The Girl Who Cried Misogynist

Story Sent in by Jason:

Date number two with Linda was at a barbecue place. Once we placed our orders and waited for our food at the counter, she took note of the chefs beyond the registers.

"No women..." she murmured, then again, louder, "Not a single woman."

"Maybe they all have the day off?" I suggested.

She stepped away from me and went right up to the kid who took our order at the register. He was in the middle of helping another customer but Linda butted right in and said, "Excuse me: how come you don't have any women back there?" and she pointed over his shoulder to where the chefs were busy preparing our dinners.

The poor boy said, "I–I don't know. We have women who work for us but... but..."

"Where are they?" snapped Linda.

The cashier said, "Can you give me just one minute to finish with this customer? I'll get my manager–"

Linda piped up, "Women have waited hundreds of years for equal rights. You answer my question now."

The guy who was ordering then stepped in. "Excuse me: I'm in the middle of an order. Can you put your crusade on hold for a second?"

"My crusade!?" Linda gasped, "You're a misogynist!" She turned back to the cashier. "Your manager. Now."

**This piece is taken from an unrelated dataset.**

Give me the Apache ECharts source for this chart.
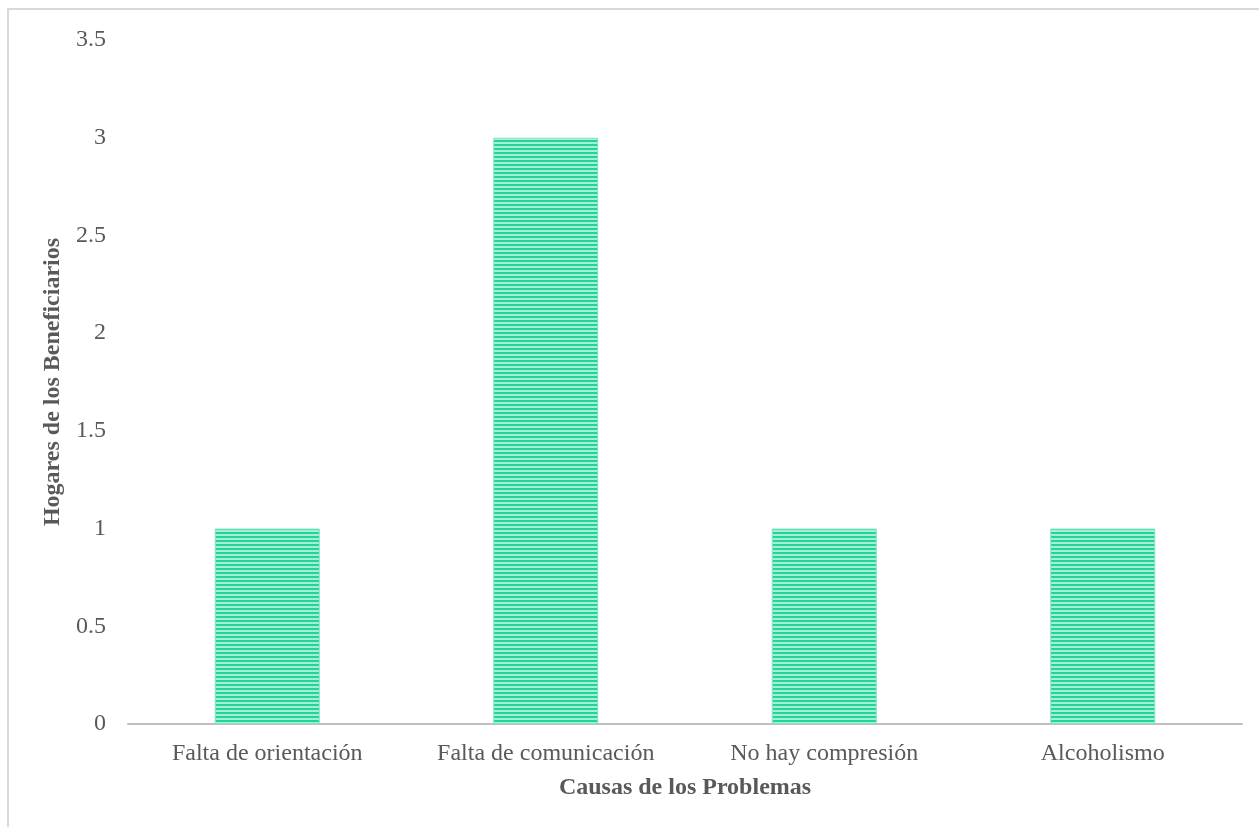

"You finish taking my order," the customer said to the cashier, who looked like he'd have rather been anywhere else. I wanted to join him there.

"Manager!" Linda called out to whoever would listen behind the counter. "Manager!"

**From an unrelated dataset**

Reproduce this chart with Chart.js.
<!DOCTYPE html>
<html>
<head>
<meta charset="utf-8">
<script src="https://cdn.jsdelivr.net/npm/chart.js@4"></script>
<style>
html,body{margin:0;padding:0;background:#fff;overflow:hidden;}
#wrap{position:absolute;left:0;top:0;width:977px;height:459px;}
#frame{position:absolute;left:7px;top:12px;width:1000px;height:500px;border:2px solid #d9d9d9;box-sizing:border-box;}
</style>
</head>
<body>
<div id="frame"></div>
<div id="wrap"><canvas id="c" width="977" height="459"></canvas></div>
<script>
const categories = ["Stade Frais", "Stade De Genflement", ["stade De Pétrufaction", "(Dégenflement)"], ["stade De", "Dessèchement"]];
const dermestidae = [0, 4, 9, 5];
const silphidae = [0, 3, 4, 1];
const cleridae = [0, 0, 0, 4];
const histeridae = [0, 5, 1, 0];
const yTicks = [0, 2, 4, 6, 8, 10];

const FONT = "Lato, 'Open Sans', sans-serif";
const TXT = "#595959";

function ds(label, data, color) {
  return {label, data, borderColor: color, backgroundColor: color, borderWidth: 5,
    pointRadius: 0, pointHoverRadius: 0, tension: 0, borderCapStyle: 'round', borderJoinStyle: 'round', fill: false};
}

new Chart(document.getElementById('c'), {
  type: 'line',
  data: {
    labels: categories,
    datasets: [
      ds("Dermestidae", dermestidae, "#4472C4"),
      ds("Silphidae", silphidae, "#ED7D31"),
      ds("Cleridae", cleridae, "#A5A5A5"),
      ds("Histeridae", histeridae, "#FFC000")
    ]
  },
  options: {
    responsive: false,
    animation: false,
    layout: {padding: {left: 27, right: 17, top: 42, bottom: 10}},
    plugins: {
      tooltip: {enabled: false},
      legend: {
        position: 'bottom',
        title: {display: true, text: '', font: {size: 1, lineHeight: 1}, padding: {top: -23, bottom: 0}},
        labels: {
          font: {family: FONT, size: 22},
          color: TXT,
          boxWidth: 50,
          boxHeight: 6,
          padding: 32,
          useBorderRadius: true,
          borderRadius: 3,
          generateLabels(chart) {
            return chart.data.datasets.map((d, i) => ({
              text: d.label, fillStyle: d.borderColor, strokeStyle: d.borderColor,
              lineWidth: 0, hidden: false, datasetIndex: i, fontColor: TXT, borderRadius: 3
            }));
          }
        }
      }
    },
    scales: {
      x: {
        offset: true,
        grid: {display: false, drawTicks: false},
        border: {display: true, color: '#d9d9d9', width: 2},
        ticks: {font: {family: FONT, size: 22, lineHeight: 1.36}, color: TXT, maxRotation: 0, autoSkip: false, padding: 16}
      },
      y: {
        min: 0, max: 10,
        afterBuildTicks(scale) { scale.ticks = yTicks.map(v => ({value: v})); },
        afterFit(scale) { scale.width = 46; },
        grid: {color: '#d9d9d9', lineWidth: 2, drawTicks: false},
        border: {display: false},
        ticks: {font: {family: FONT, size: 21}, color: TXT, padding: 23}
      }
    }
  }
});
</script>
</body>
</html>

The manager, a middle-aged guy with a headset, lumbered out to the counter. Linda laughed, shook her head, and said, "A man. Of course," then started right in on him, "You have misogynistic workplace practices." She pointed around behind the counter. "How come no women?"

The manager glanced around and said, "You'd probably have to take that up with the owner. She does all the hiring."

"She?" Linda asked.

"That's right."

"She?" Linda asked again.

The manager said, "If you give me your name and number I'm sure she'd be glad to reach out."

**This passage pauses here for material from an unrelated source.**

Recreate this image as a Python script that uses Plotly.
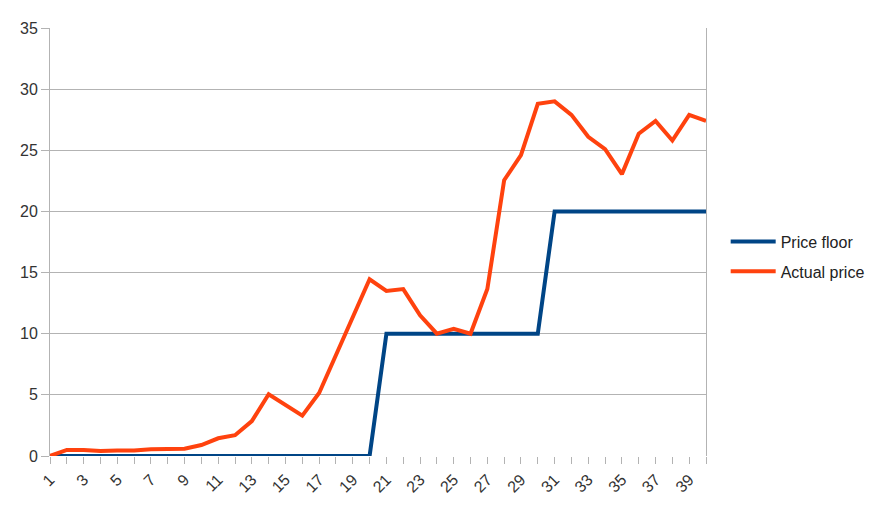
import plotly.graph_objects as go

periods = list(range(1, 41))
price_floor = [0]*20 + [10]*10 + [20]*10
actual_price = [0, 0.5, 0.5, 0.4, 0.45, 0.45, 0.55, 0.55, 0.6, 0.9,
                1.45, 1.7, 2.85, 5.05, 4.2, 3.3, 5.15, 8.3, 11.5, 14.45,
                13.5, 13.65, 11.5, 10.0, 10.4, 10.0, 13.65, 22.55, 24.6, 28.8,
                29.0, 27.9, 26.1, 25.1, 23.05, 26.35, 27.4, 25.8, 27.9, 27.4]
x_tick_text = [str(p) if p % 2 == 1 else "" for p in periods]
y_ticks = [0, 5, 10, 15, 20, 25, 30, 35]

fig = go.Figure()
fig.add_trace(go.Scatter(x=periods, y=price_floor, mode="lines", name="Price floor",
                         legendgroup="a",
                         line=dict(color="#004586", width=4)))
fig.add_trace(go.Scatter(x=periods, y=actual_price, mode="lines", name="Actual price",
                         legendgroup="b",
                         line=dict(color="#ff420e", width=4)))

fig.update_layout(
    width=888, height=516,
    margin=dict(l=42, r=190, t=15, b=68),
    paper_bgcolor="white", plot_bgcolor="white",
    font=dict(family="Liberation Sans", size=16, color="#333333"),
    showlegend=True,
    legend=dict(x=1.03, y=0.466, xanchor="left", yanchor="middle",
                font=dict(size=16, color="#222222"), itemwidth=45,
                tracegroupgap=6),
    xaxis=dict(range=[1, 40], tickmode="array", tickvals=periods, ticktext=x_tick_text,
               tickangle=-45, ticks="outside", ticklen=7, tickcolor="#b3b3b3",
               showgrid=False, zeroline=False, showline=False,
               tickfont=dict(size=16, color="#333333")),
    yaxis=dict(range=[0, 35], tickmode="array", tickvals=y_ticks,
               showgrid=True, gridcolor="#b3b3b3", gridwidth=1,
               zeroline=False, showline=True, linecolor="#b3b3b3", mirror=True,
               ticks="outside", ticklen=8, tickcolor="#b3b3b3",
               tickfont=dict(size=16, color="#333333")),
)

fig.write_html("out.html")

Linda stepped away. "Clearly she's a misogynist."

I gently put a hand on Linda's shoulder from behind. More than a few eyes were looking at us. I said quietly, "Maybe we should go somewhere else for dinner."

"Yeah," Linda thankfully agreed, then said, "You're all misogynists!" to everyone within earshot. We hurried out.

I took her down the road to a family restaurant. The whole time we ate, she spat and muttered to me all about how misogynists were always running the show and how women were worse off now than they've ever been. I pretended to care and that was our last date ever.


  1. I like how she was disappointed not to see women working in the kitchen. WHAT A TWIST!

  2. So a few things could be going on here:

    A. Linda is pants-on-head crazy.
    B. Linda is a performance artist who bases her act on her Word of the Day calendar, and that day's word was "misogyny."
    C. OP is making the whole thing up and his only knowledge of feminism comes from the over-the-top straw feminists that the "men's rights activists" are always wanking about.
    D. It's probably A.

  3. Maaan she acted like a total bee och and she still got a free dinner? I gotta stop being so nice.

  4. Don't worry, Tanette... you might not get free dinners, but at least you don't suffer from EVS, like this woman is clearly destined to for the rest of her life...

  5. I've met feminists like this - they DO exist, and they're despicable people. In fact, it's social justice warriors like this who are single-handedly responsible for changing me from a liberal to a conservative.

    For your education, I give you: the Trilogy of the Bridezilla!

  6. Dispicable? Maybe.

    Bat-shit crazy? Absolutely.

  7. Good point Steve. And wolf that story was interesting...sad...weird...a little funny.